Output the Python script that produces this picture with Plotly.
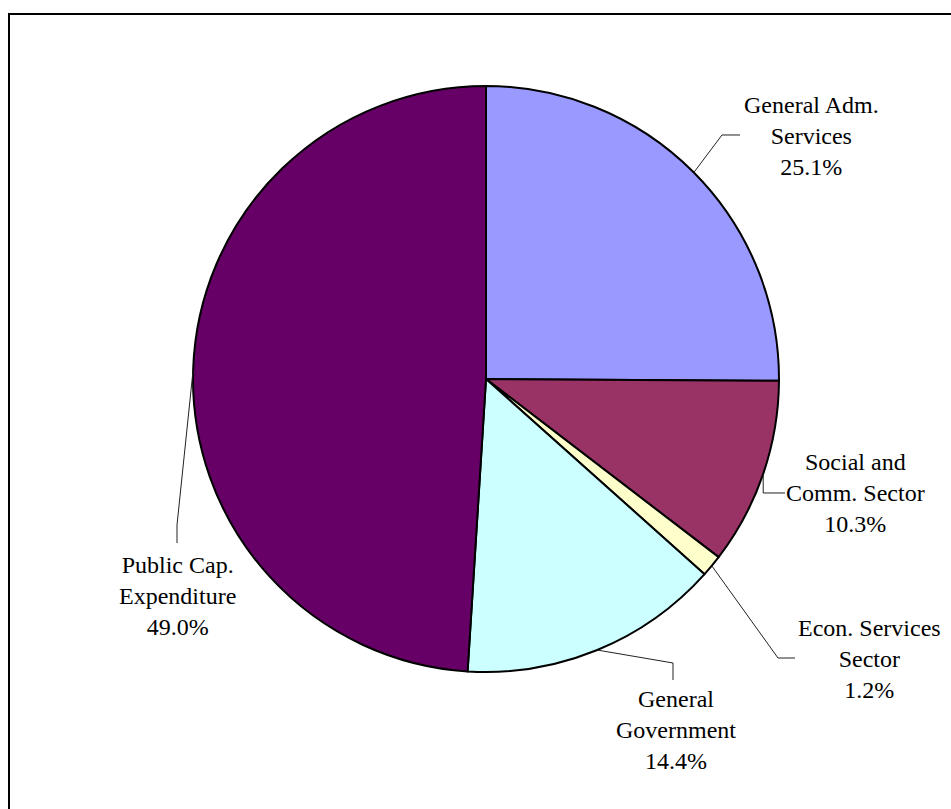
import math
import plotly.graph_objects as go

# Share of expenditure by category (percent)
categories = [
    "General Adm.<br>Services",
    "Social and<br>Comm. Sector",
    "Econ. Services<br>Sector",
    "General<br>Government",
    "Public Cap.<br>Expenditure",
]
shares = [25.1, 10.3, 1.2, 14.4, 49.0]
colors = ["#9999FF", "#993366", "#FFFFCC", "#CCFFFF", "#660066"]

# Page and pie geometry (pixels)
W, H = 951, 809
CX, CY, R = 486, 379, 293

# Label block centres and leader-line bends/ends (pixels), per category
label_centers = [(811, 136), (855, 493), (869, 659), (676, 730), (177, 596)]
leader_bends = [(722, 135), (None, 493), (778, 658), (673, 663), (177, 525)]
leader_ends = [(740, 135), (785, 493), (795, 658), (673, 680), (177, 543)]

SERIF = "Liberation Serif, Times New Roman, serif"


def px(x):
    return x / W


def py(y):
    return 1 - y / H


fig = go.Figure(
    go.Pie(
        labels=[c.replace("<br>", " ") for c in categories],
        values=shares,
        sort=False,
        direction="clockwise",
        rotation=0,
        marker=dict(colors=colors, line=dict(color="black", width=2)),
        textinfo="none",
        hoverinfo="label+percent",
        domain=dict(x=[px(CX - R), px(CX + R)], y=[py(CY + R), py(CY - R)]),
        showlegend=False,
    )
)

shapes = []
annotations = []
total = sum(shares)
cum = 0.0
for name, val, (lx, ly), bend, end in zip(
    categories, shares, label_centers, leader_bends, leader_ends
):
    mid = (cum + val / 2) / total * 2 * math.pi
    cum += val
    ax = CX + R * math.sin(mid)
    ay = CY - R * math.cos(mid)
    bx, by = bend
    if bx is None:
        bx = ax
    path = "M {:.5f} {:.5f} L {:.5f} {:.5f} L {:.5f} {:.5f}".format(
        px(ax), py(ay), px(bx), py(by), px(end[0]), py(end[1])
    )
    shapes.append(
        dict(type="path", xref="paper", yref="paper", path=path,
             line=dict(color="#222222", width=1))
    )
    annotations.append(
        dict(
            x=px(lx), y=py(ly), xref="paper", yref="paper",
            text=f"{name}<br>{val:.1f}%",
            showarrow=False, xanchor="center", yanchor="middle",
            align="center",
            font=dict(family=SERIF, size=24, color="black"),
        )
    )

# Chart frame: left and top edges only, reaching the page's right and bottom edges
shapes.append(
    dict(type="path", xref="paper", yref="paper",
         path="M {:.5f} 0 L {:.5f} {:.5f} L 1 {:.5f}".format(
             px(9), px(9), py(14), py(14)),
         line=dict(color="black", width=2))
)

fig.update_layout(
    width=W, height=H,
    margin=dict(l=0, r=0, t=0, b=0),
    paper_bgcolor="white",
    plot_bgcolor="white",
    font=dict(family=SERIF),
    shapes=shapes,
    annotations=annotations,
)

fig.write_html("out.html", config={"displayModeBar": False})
* * *
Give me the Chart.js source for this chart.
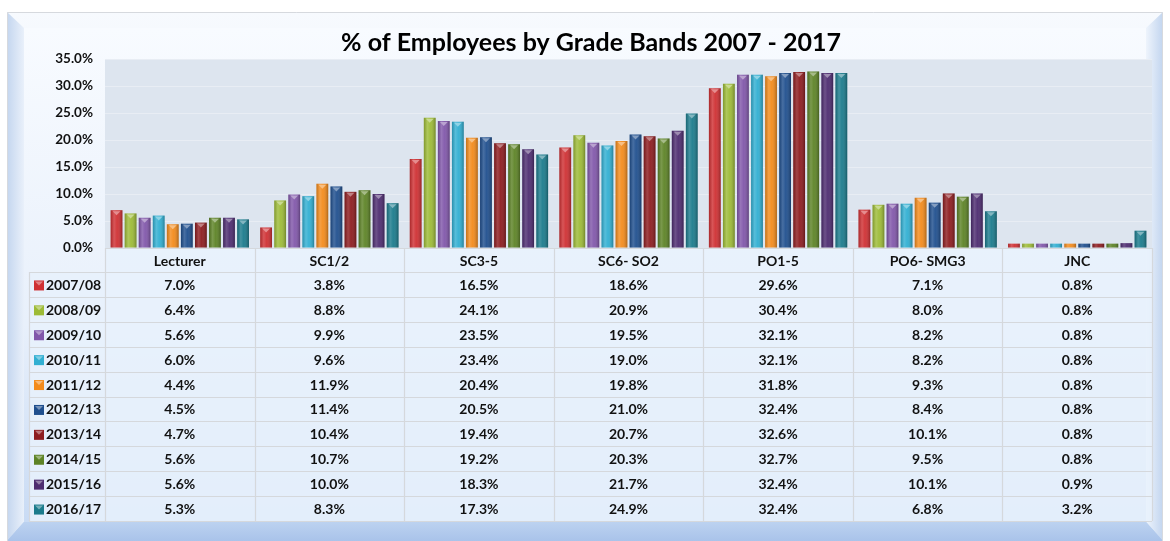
* * *
Going through the entries above, tally each line that has the word "this". Answer with the number only.

Exercise output
2